(Plotting code records)
"""
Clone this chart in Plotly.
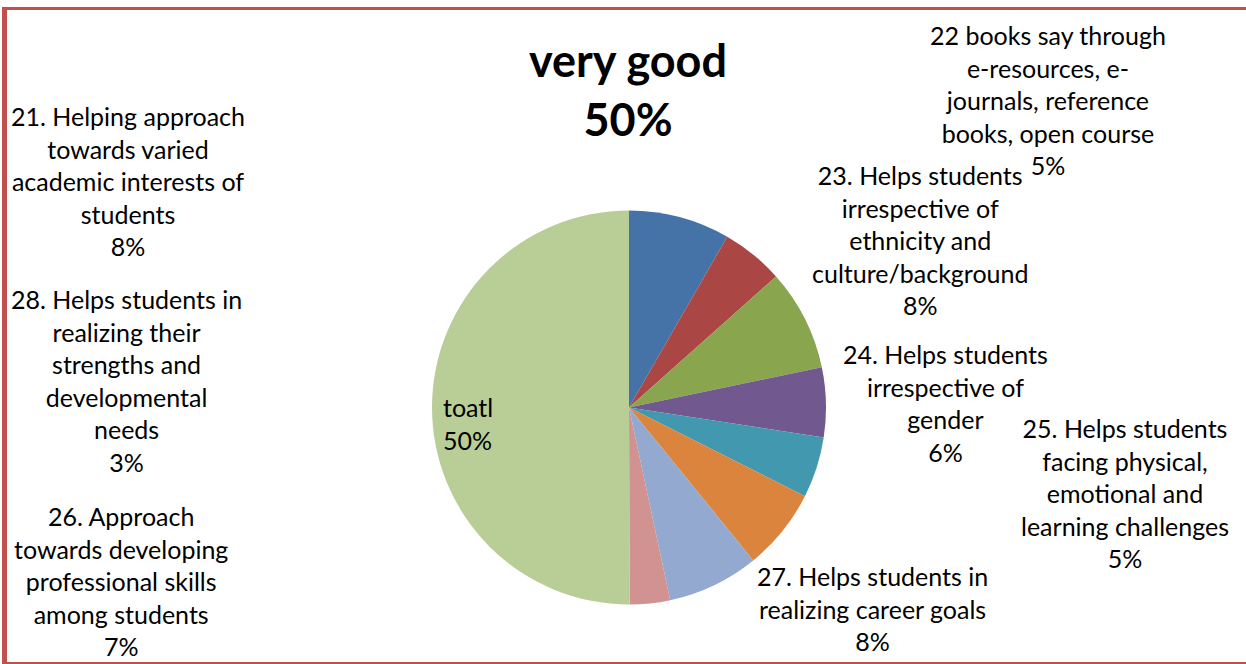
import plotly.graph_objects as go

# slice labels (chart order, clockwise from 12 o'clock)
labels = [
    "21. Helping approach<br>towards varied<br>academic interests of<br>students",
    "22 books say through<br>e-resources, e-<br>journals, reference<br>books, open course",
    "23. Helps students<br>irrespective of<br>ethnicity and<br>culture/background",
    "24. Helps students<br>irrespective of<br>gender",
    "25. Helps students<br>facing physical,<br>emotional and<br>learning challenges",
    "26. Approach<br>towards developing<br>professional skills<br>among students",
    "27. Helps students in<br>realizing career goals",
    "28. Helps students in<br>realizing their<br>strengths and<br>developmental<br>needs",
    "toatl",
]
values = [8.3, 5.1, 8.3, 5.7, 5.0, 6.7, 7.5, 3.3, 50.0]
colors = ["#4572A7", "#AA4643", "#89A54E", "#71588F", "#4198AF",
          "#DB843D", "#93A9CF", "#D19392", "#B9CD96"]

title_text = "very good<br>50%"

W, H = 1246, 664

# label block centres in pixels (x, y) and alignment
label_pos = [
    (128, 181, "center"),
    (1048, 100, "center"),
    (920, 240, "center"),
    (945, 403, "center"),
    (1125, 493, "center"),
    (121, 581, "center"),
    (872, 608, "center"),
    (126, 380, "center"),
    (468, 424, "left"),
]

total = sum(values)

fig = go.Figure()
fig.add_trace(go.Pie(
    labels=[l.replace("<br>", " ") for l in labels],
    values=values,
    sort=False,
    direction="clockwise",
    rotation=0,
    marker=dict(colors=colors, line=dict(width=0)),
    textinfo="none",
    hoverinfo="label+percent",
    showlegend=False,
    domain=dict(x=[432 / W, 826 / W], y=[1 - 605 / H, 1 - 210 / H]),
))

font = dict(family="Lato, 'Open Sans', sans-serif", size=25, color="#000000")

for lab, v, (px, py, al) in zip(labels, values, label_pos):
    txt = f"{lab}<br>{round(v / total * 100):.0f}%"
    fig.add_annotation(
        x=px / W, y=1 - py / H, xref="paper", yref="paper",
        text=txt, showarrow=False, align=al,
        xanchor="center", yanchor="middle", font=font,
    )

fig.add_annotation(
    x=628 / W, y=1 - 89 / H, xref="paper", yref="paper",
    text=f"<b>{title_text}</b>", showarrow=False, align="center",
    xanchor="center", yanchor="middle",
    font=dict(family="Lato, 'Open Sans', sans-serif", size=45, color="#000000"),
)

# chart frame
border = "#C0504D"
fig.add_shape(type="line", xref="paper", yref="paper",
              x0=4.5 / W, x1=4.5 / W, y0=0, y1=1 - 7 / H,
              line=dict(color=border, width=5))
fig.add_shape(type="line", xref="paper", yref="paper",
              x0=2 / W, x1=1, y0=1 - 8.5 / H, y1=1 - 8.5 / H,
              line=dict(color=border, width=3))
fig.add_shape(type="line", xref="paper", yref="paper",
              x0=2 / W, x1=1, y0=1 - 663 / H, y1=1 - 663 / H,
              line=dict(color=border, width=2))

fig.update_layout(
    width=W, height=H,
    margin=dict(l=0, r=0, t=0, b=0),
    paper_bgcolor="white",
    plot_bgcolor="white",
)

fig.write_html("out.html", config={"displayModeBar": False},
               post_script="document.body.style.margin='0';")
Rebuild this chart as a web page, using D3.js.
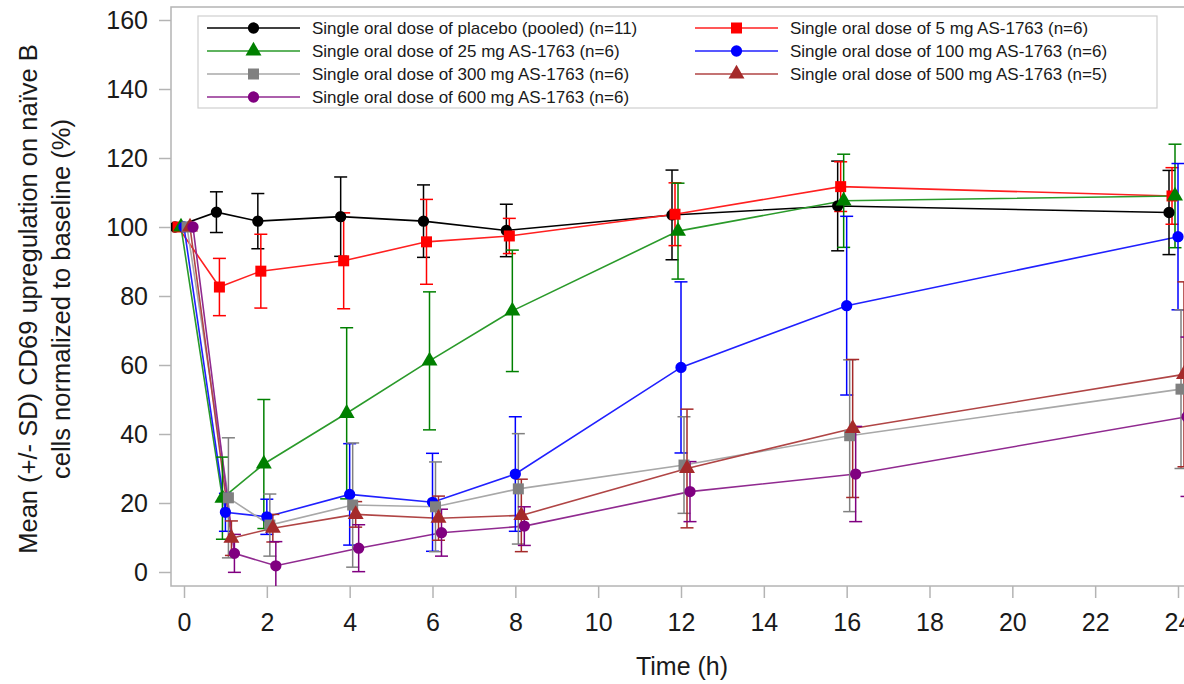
"""
● Task to complete:
Repeat the lines of the listing above verbatim, beginning at its first line and ending at the line containing "W, H = 1246, 664", which is included. Omit pictures.

● Exercise answer:
Clone this chart in Plotly.
import plotly.graph_objects as go

# slice labels (chart order, clockwise from 12 o'clock)
labels = [
    "21. Helping approach<br>towards varied<br>academic interests of<br>students",
    "22 books say through<br>e-resources, e-<br>journals, reference<br>books, open course",
    "23. Helps students<br>irrespective of<br>ethnicity and<br>culture/background",
    "24. Helps students<br>irrespective of<br>gender",
    "25. Helps students<br>facing physical,<br>emotional and<br>learning challenges",
    "26. Approach<br>towards developing<br>professional skills<br>among students",
    "27. Helps students in<br>realizing career goals",
    "28. Helps students in<br>realizing their<br>strengths and<br>developmental<br>needs",
    "toatl",
]
values = [8.3, 5.1, 8.3, 5.7, 5.0, 6.7, 7.5, 3.3, 50.0]
colors = ["#4572A7", "#AA4643", "#89A54E", "#71588F", "#4198AF",
          "#DB843D", "#93A9CF", "#D19392", "#B9CD96"]

title_text = "very good<br>50%"

W, H = 1246, 664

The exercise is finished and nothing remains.